Tournament first-timer George Mason did not let the experienced host Blue Devils get by easily.
No. 8-seed Duke battled the Patriots for a full seven innings in order to come away with its tournament-opening 2-1 victory at the Durham Regional Friday afternoon. Sophomore Ana Gold’s 19th home run of the season broke a 1-1 tie in the sixth and freshman southpaw Cassidy Curd recorded the final four outs to avoid facing elimination Saturday.
“Really excited to get the first win under our belt here today,” head coach Marissa Young said. “Obviously we would have liked a little more offensive production, but it's great to fight and to grind that one out.”
An hour-long rain delay set back the first game of the tournament’s opening day, but as soon as the game was underway a pitching duel was sparked to life. Duke’s Jala Wright and George Mason’s Aly Rayle took turns shutting down their opponents’ chances, sending a 1-1 game to the sixth.
Blue Devils reliever Lillie Walker put two runners on in the top half of the inning via the walk, and with an even count and two outs, Young yanked Walker in favor of Curd to finish off Charlotte Montgomery. The Patriots center fielder, who ignited the prior inning’s game-tying rally, struck out looking on Curd’s first pitch.
Sophomore star Ana Gold led off the bottom of the sixth with a 2-2 no-doubt homer to straightaway center, reclaiming command of a ballgame that moments prior looked to be slipping out of Duke’s grip.
“I don't want to say I'm ever trying to hit the ball out, but really just trying to barrel up a ball,” Gold said. “And if it goes, then it goes.”
Amid Gold’s program record-shattering season with the long ball, it has gone a ton. Few were bigger than her latest.

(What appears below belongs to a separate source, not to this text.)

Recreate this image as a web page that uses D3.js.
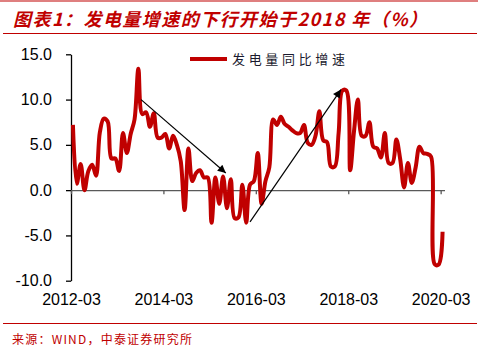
<!DOCTYPE html>
<html lang="zh">
<head>
<meta charset="UTF-8">
<title>发电量增速</title>
<script src="https://d3js.org/d3.v7.min.js"></script>
<style>
  body { margin: 0; background: #fff; }
  svg { display: block; }
</style>
</head>
<body>
<div id="chart"></div>
<script>
// monthly YoY growth of power generation, 2012-03 .. 2020-03
const values = [
  7.2, 0.7, 2.9, 0.0, 2.1, 2.8, 1.6, 6.4, 7.9, 7.6,             // 2012-03..12
  3.5, 3.5, 2.1, 6.3, 4.1, 6.2, 7.8, 13.4, 8.4, 8.6, 7.0, 8.5,   // 2013
  5.8, 5.8, 6.2, 4.6, 6.0, 5.0, 3.2, -2.2, 4.6, 1.0, 1.9, 2.2,   // 2014
  1.4, 1.4, -3.6, 1.4, -1.5, 1.5, -2.0, 1.2, -3.1, -3.0, 0.6, -3.6, // 2015
  0.6, 1.0, 4.1, -1.5, 1.0, 2.5, 7.8, 7.2, 8.1, 7.3, 7.0, 6.6,   // 2016
  6.3, 6.3, 7.2, 5.2, 5.0, 6.0, 8.7, 5.5, 5.3, 2.6, 2.6, 6.3,    // 2017
  11.0, 11.0, 2.2, 6.5, 10.0, 6.0, 6.0, 7.5, 4.8, 4.6, 3.6, 6.3, // 2018
  3.0, 3.0, 5.6, 3.4, 0.3, 3.0, 0.8, 2.5, 4.8, 4.1, 4.0, 3.7,    // 2019
  -8.2, -8.2, -4.6                                               // 2020-01..03
];
const months = d3.timeMonth.range(new Date(2012, 2, 1), new Date(2020, 3, 1));
const tickIndex = [0, 24, 48, 72, 96];
const tickLabels = ["2012-03", "2014-03", "2016-03", "2018-03", "2020-03"];
const yTicks = [-10, -5, 0, 5, 10, 15];
// trend arrows: [month index, value]
const arrows = [
  [[17.7, 10.0], [39.7, 1.9]],
  [[46.0, -3.5], [69.6, 11.1]]
];

const width = 482, height = 352;
const red = "#c00000";
const margin = { top: 54.3, left: 71, right: 37.5, bottom: 71.3 };

const svg = d3.select("#chart").append("svg")
  .attr("width", width)
  .attr("height", height);

// frame lines
svg.append("line").attr("x1", 0).attr("x2", 478).attr("y1", 1).attr("y2", 1)
  .attr("stroke", red).attr("stroke-width", 1.2);
svg.append("line").attr("x1", 3).attr("x2", 477).attr("y1", 33.5).attr("y2", 33.5)
  .attr("stroke", red).attr("stroke-width", 1.2);
svg.append("line").attr("x1", 3).attr("x2", 477).attr("y1", 323.5).attr("y2", 323.5)
  .attr("stroke", red).attr("stroke-width", 1.2);

svg.append("text")
  .attr("x", 13).attr("y", 26)
  .attr("fill", red)
  .attr("font-family", "'Noto Sans CJK SC', sans-serif")
  .attr("font-size", 18).attr("font-weight", "bold").attr("font-style", "italic")
  .attr("textLength", 414).attr("lengthAdjust", "spacing")
  .text("图表1：发电量增速的下行开始于2018 年（%）");

svg.append("text")
  .attr("x", 12).attr("y", 344)
  .attr("fill", red)
  .attr("font-family", "'Noto Sans CJK SC', sans-serif")
  .attr("font-size", 12)
  .attr("textLength", 180).attr("lengthAdjust", "spacing")
  .text("来源：WIND，中泰证券研究所");

const x = d3.scaleLinear()
  .domain([0, values.length])
  .range([margin.left, width - margin.right]);

const y = d3.scaleLinear()
  .domain([-10, 15])
  .range([height - margin.bottom, margin.top]);

// y axis
const yAxis = svg.append("g")
  .attr("transform", `translate(${margin.left},0)`)
  .call(d3.axisLeft(y).tickValues(yTicks).tickFormat(d => d.toFixed(1))
    .tickSize(5).tickSizeOuter(0).tickPadding(14));
yAxis.select(".domain").attr("stroke", "#000").attr("stroke-width", 1.3);
yAxis.selectAll(".tick line").attr("stroke", "#000").attr("stroke-width", 1.3);
yAxis.selectAll("text")
  .attr("font-family", "'Liberation Sans', Arial, sans-serif")
  .attr("font-size", 16).attr("fill", "#000");

// x axis line at zero
const xAxis = svg.append("g")
  .attr("transform", `translate(0,${y(0)})`)
  .call(d3.axisBottom(x).tickValues(tickIndex).tickFormat("").tickSize(4).tickSizeOuter(0));
xAxis.select(".domain").attr("stroke", "#595959").attr("stroke-width", 1.3);
xAxis.selectAll(".tick line").attr("stroke", "#595959").attr("stroke-width", 1.3);

// x labels at the bottom
const xLab = svg.append("g")
  .attr("transform", `translate(0,${height - margin.bottom})`)
  .call(d3.axisBottom(x).tickValues(tickIndex).tickFormat((d, k) => tickLabels[k]).tickSize(0).tickPadding(13));
xLab.select(".domain").remove();
xLab.selectAll("text")
  .attr("font-family", "'Liberation Sans', Arial, sans-serif")
  .attr("font-size", 16).attr("fill", "#000");

// series
const line = d3.line()
  .x((d, i) => x(i + 0.5))
  .y(d => y(d))
  .curve(d3.curveCatmullRom.alpha(0.5));

svg.append("path")
  .datum(values)
  .attr("fill", "none")
  .attr("stroke", red)
  .attr("stroke-width", 4)
  .attr("stroke-linejoin", "round")
  .attr("d", line);

// arrows
svg.append("defs").append("marker")
  .attr("id", "head")
  .attr("viewBox", "0 0 10 10")
  .attr("refX", 10).attr("refY", 5)
  .attr("markerWidth", 10).attr("markerHeight", 8)
  .attr("markerUnits", "userSpaceOnUse")
  .attr("orient", "auto")
  .append("path").attr("d", "M0,0L10,5L0,10Z").attr("fill", "#000");

svg.selectAll(".arrow")
  .data(arrows)
  .enter().append("line")
  .attr("class", "arrow")
  .attr("x1", d => x(d[0][0] + 0.5)).attr("y1", d => y(d[0][1]))
  .attr("x2", d => x(d[1][0] + 0.5)).attr("y2", d => y(d[1][1]))
  .attr("stroke", "#000").attr("stroke-width", 1.2)
  .attr("marker-end", "url(#head)");

// legend
svg.append("line")
  .attr("x1", 190).attr("x2", 227).attr("y1", 59).attr("y2", 59)
  .attr("stroke", red).attr("stroke-width", 4);
svg.append("text")
  .attr("x", 232).attr("y", 64)
  .attr("font-family", "'Noto Sans CJK SC', sans-serif")
  .attr("font-size", 13).attr("fill", "#1a1a2e")
  .attr("textLength", 113).attr("lengthAdjust", "spacing")
  .text("发电量同比增速");
</script>
</body>
</html>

For Curd and the Blue Devils, there was no fear in re-entering the circle for the top of the seventh — the Blue Devil ace was untouchable. A pair of called-third-strikes closed the afternoon and propelled Duke to the winner’s half of the regional bracket.
Duke struck first, tacking on its first run courtesy of Gold’s heads-up base-running. After she drew a walk, stole second and then took third and touched home on two fly balls to the deeper part of left field, the Blue Devils were in the driver’s seat. Yet a bases-loaded opportunity later in the inning went for naught as Kristiana Watson struck out to end the frame.
“That's our typical way of scoring: we do a lot of move ‘em score ‘em in practice…. Hopefully we can do a little bit more of that tomorrow,” said Young.
The Blue Devils collectively picked up just three hits prior to Gold’s blast, with none leading to a score. The 15th-highest-scoring team in the nation went 0-for-5 with runners in scoring position while batters routinely lifted fly balls for easy outs. Rayle and Wright went toe-to-toe for the first four-plus innings, sharing near identical lockdown stat lines along the way.
Wright allowed a hit in both the second and fourth innings as she maintained a shutout by keeping the ball on the ground and refusing to allow multiple runners on board. Montgomery reached on an infield single in the fifth before Haley Taormina drew a two-out walk and Nicole Bechtel smacked the run-scoring single to right. Walker soon entered the game to kickstart the left-hander dominance from the Duke bullpen — George Mason failed to record a hit against Walker or Curd.
“That first game getting the nerves out — getting out there — was a really good job by all three [Duke pitchers] and that will put them in a good spot tomorrow,” Young added.
Rayle followed the game-tying half-inning with a dominant one-two-three frame of her own, giving the visiting squad a shot to pin the Blue Devils against the ropes late in a game they were expected to win handily. The sixth brought some tension to Duke Softball Stadium, but upon Curd’s one-pitch-and-get-off-the-field, momentum had returned to the home side.
The Blue Devils next face Charlotte Saturday afternoon at 1 p.m.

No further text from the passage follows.